Some submitters clearly favoured a managed retreat at Middle Beach, but the hearings committee considering submissions concluded a buried wall and a retreat were both viable options and data collection over the next five years would confirm which option was then considered most appropriate.
Councillors will consider a report containing recommendations from the hearings committee and council parks manager Lisa Wheeler at Monday's community development meeting.
The report recommends the council continue sand replenishment and other minor work alongside careful monitoring of the area for up to 10 years, at an expected to cost of $4 million to $8 million.
A buried backstop wall 10m back from the 2007 dune toe position should be designed and costed in the meantime, for intended installation between the end of the St Clair seawall and the cultural centre in 10 to 50 years' time, but earlier if required.
A continuation of the buried wall along Middle Beach to the St Kilda Surf Club should also be designed and costed, as should a managed retreat based on a 30m setback from the 2007 dune toe.

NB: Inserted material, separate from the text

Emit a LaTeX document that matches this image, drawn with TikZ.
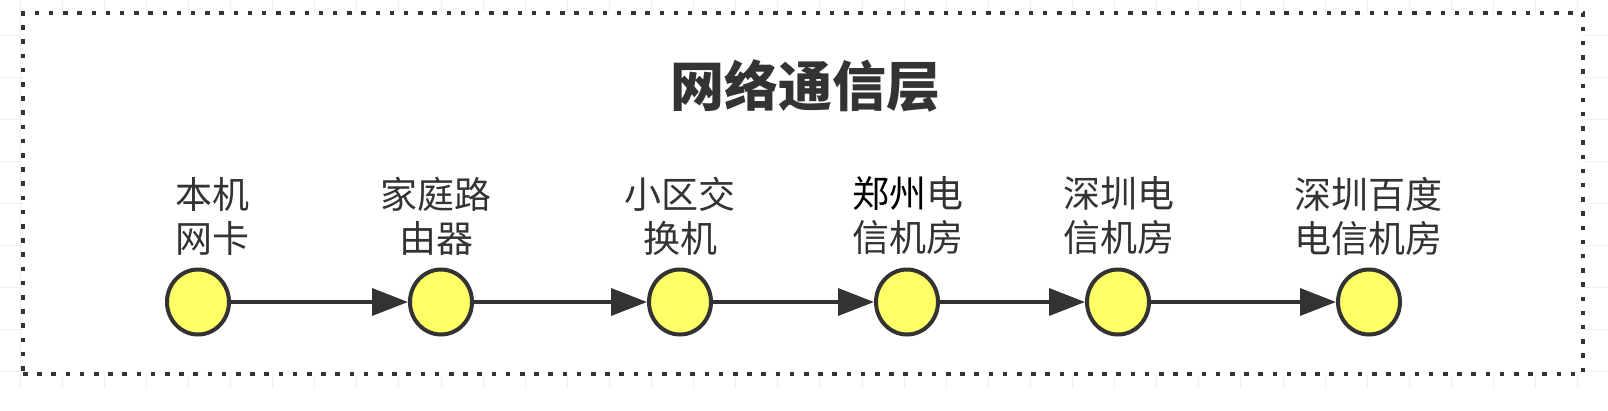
\documentclass[tikz,border=0pt]{standalone}
\usepackage{fontspec}
\newfontfamily\cjk{Noto Sans CJK SC}
\usetikzlibrary{arrows.meta,shapes.geometric}
\definecolor{dk}{HTML}{333333}
\definecolor{yl}{HTML}{FFFF66}
\definecolor{gridc}{HTML}{EFEFEF}
\begin{document}
\begin{tikzpicture}[x=1pt,y=-1pt,
  dot/.style={ellipse, draw=dk, fill=yl, line width=4pt, minimum width=62pt, minimum height=65pt, inner sep=0pt},
  lbl/.style={font=\cjk\fontsize{37}{44}\selectfont, text=dk, align=center, inner sep=0pt},
  arr/.style={draw=dk, line width=3.6pt, -{Triangle[length=36pt,width=27pt]}},
  framebox/.style={draw=dk, fill=white, line width=4.5pt, dash pattern=on 4.5pt off 9.7pt, minimum width=1560pt, minimum height=361pt, inner sep=0pt},
  gridline/.style={draw=gridc, line width=1pt},
  titlestyle/.style={font=\cjk\bfseries\fontsize{54}{60}\selectfont, text=dk, inner sep=0pt}
]
\useasboundingbox (0,0) rectangle (1608,410);
\fill[white] (0,0) rectangle (1608,410);
% background grid
\foreach \i in {0,...,37} \draw[gridline] ({20+42.1*\i},0) -- ({20+42.1*\i},388);
\foreach \j in {0,...,8} \draw[gridline] (0,{35+42.1*\j}) -- (1608,{35+42.1*\j});
% frame
\node[framebox] (frame) at (803,193.5) {};
% title
\node[titlestyle] (title) at (805,86) {网络通信层};
% nodes
\node[dot] (n1) at (198,302) {};
\node[dot] (n2) at (441,302) {};
\node[dot] (n3) at (680,302) {};
\node[dot] (n4) at (907,302) {};
\node[dot] (n5) at (1118,302) {};
\node[dot] (n6) at (1369,302) {};
% labels
\node[lbl] (l1) at (212,216) {本机\\网卡};
\node[lbl] (l2) at (436,216) {家庭路\\由器};
\node[lbl] (l3) at (680,216) {小区交\\换机};
\node[lbl] (l4) at (908,216) {{\color{black}郑州}电\\信机房};
\node[lbl] (l5) at (1119,216) {深圳电\\信机房};
\node[lbl] (l6) at (1368,216) {深圳百度\\电信机房};
% connectors
\draw[arr] (n1) -- (n2);
\draw[arr] (n2) -- (n3);
\draw[arr] (n3) -- (n4);
\draw[arr] (n4) -- (n5);
\draw[arr] (n5) -- (n6);
\end{tikzpicture}
\end{document}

Ms Wheeler said sports fields at Kettle Park would not be substantially affected by a buried wall, other than during its construction, but a managed retreat would have a significant effect on the fields, which would become part of the dune area.
The fields were fine in the meantime, and clubs would be consulted if monitoring showed that had changed, she said.
Initial estimates put the cost of an inland wall at $8 million to $13 million, or $11 million to $19 million for a managed retreat, including the cost of cleaning up a historic landfill under Kettle Park, the report said.